HOUSTON — Authorities from local, state, and federal agencies said Tuesday that football fans coming to the city can expect high security — both seen and unseen — this week and on Super Bowl Sunday, but there are no known threats to the high-profile event that will attract tens of thousands of people to the area to watch the game.
“All eyes, around the world, will be on this event. And so we need to make sure that we are prepared,” said Chip Fulgham, deputy undersecretary for the Department of Homeland Security, during a press conference. “And I’ve got to tell you, this morning, walking around ... we are prepared.”

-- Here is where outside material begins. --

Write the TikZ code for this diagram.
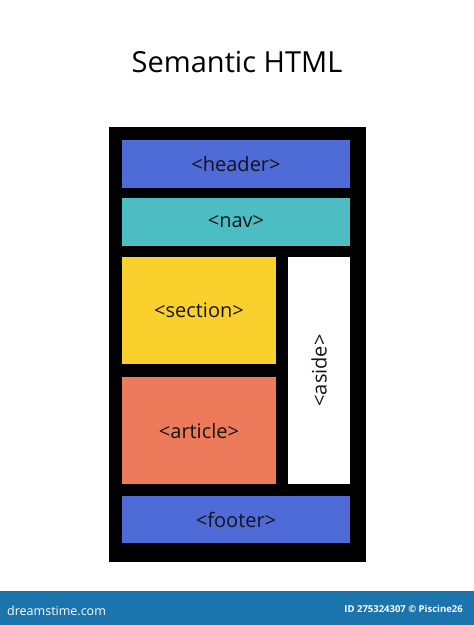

Officials said there will be an increase in uniformed officers, police K9 units, and low-flying helicopters downtown this week. But there will also be behind-the-scenes security measures in play to help protect the public.
Additionally, Fulgham said officials will rely on the eyes and ears of sports fans, who he encouraged to report any and all suspicious activity.

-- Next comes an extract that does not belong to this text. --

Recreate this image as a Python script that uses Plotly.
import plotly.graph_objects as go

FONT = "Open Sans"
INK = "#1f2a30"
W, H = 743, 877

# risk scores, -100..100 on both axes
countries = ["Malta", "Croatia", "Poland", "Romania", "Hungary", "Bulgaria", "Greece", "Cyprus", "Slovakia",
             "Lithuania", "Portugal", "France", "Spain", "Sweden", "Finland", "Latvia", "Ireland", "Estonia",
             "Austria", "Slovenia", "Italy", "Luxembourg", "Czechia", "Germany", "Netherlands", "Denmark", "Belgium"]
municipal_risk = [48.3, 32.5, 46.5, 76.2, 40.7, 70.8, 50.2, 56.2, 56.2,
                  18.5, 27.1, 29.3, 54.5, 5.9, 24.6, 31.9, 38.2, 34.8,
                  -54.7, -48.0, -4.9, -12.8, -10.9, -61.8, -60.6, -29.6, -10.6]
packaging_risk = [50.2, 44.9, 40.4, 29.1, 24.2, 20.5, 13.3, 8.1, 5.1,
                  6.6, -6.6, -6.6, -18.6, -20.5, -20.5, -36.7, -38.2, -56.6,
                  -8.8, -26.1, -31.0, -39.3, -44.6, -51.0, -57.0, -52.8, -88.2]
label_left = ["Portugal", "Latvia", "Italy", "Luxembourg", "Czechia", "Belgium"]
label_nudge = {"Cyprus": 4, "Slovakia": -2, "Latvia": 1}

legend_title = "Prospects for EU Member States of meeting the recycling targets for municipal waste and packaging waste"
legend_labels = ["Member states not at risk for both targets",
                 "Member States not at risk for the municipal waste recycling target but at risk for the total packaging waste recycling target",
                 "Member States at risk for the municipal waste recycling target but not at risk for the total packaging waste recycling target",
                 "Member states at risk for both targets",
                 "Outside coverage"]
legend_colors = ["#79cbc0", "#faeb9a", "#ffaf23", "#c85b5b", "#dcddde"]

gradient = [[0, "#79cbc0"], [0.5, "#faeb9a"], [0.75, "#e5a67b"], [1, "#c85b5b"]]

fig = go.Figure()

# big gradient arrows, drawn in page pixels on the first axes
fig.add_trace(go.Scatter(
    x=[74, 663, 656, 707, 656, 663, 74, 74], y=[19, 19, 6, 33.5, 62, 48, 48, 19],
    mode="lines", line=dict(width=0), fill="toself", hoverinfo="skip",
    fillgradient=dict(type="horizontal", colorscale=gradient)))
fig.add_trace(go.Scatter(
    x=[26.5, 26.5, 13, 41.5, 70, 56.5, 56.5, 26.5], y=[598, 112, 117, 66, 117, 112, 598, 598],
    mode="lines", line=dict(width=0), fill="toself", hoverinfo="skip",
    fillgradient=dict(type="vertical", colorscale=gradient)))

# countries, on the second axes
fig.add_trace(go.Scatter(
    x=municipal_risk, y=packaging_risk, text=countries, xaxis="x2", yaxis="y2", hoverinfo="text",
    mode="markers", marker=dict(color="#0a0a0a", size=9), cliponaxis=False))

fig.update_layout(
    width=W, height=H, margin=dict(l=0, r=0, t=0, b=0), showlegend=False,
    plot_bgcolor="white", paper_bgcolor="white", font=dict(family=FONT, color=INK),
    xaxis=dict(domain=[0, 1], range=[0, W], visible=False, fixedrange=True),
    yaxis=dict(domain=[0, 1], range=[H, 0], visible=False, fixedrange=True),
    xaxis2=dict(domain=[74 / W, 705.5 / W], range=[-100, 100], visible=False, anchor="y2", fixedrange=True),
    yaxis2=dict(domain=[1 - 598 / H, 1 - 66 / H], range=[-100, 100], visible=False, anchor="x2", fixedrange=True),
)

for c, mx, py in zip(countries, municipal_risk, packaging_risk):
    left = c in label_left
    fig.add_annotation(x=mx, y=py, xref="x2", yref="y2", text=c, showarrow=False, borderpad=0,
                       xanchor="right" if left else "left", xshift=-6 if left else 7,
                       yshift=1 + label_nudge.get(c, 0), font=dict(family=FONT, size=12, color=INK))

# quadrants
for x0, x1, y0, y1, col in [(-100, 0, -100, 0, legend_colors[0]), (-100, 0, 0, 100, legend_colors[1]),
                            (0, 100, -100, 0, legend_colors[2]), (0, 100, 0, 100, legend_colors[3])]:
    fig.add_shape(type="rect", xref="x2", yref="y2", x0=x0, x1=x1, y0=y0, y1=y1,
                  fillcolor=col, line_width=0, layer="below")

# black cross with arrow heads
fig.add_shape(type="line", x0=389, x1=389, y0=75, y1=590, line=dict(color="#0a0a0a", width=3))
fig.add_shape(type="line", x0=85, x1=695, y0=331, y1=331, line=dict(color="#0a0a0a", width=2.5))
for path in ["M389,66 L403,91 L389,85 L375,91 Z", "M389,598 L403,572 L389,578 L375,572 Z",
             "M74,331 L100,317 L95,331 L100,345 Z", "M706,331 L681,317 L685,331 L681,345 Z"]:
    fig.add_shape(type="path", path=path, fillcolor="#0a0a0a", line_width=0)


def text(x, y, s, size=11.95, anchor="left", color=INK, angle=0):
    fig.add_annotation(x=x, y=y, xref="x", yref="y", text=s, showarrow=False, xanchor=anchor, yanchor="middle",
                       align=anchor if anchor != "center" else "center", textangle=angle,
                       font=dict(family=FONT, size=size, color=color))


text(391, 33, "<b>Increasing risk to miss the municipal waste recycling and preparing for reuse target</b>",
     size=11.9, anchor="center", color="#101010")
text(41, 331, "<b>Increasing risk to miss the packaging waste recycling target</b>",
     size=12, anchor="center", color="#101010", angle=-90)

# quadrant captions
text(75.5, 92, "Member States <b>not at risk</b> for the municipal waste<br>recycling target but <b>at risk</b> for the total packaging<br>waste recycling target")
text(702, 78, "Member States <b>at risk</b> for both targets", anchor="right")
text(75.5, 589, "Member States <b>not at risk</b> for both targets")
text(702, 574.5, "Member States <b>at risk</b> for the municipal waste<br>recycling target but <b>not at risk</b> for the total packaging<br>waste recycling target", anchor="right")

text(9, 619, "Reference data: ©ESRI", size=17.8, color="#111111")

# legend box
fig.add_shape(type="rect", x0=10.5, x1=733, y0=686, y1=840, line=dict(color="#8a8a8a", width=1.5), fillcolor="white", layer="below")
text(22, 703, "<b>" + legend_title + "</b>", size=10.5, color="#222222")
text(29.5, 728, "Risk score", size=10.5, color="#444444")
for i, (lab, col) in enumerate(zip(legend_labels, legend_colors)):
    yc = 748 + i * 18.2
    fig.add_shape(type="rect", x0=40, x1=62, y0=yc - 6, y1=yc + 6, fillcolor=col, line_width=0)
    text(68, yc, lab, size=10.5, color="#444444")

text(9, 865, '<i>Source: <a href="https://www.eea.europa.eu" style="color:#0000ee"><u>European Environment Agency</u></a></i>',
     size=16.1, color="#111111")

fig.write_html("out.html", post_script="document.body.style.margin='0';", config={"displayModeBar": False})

“If you see something, say something,” he said. “And act by immediately reporting to local authorities. Public safety is all of our responsibility, collectively.”
The Department of Homeland Security is working closely with the NFL, Houston Police, Texas State Police, and the FBI to ensure safety throughout the week of events, which includes a series concerts and other interactive activities like the NFL Experience.
Houston Police Chief Art Acevedo said beyond security measures, police have been targeting issues like human trafficking and prostitution, which he said is always a challenge when a large event such as the Super Bowl comes to a city.
There have already been 38 arrests related to prostitution as of Tuesday. Acevedo stressed that the most important aspect of the department’s operation to curb prostitution has been focused on helping women who are victims of trafficking.
“That is not a victimless crime, and we will take it very seriously,” he said.
Officials also touched on issues that could arise from President Donald Trump’s recent executive order limiting travel into the US for people from certain countries in the Middle East. Recent protests have erupted around the country because of the order, and attracted thousands of participants.
“We’re not concerned with protests,” Acevedo said. “We have a really long history of having responsible activists in our community that have a long-standing working relationship with the Houston Police department.”
He warned anyone not from Houston who wants to “come in from the outside and cause problems” that they will be greatly outnumbered by activists who care about their message, and what they want to convey.
“They will be the first ones to stand up to anybody,” he said. “But we’re ready.”
As for game day, NFL officials said fans should “come prepared,” and expect to go through metal detectors and a “pat down search” when they arrive.
Consistent with most gaming operations, bags that are clear plastic or vinyl and do not exceed 12-by-6-by-12 inches in size, will be permitted into the stadium, as will one-gallon clear plastic freezer bags containing items. Exceptions will be made for necessary medical items, officials said.
Prohibited items include purses, coolers, briefcases, backpacks, fanny packs, luggage, computer bags, and large seat cushions with compartments or covers. There’s no capacity to store any of the items not allowed inside the venue, so fans are advised to either leave them in the car, or not bring them at all.
“While the level of security here is high, there should only be moderate inconvenience,” said Cathy Lanier, senior vice president of security for the NFL. “We strongly do believe our fans will be safe, and we have no concerns after they enter, except rooting for their favorite team.”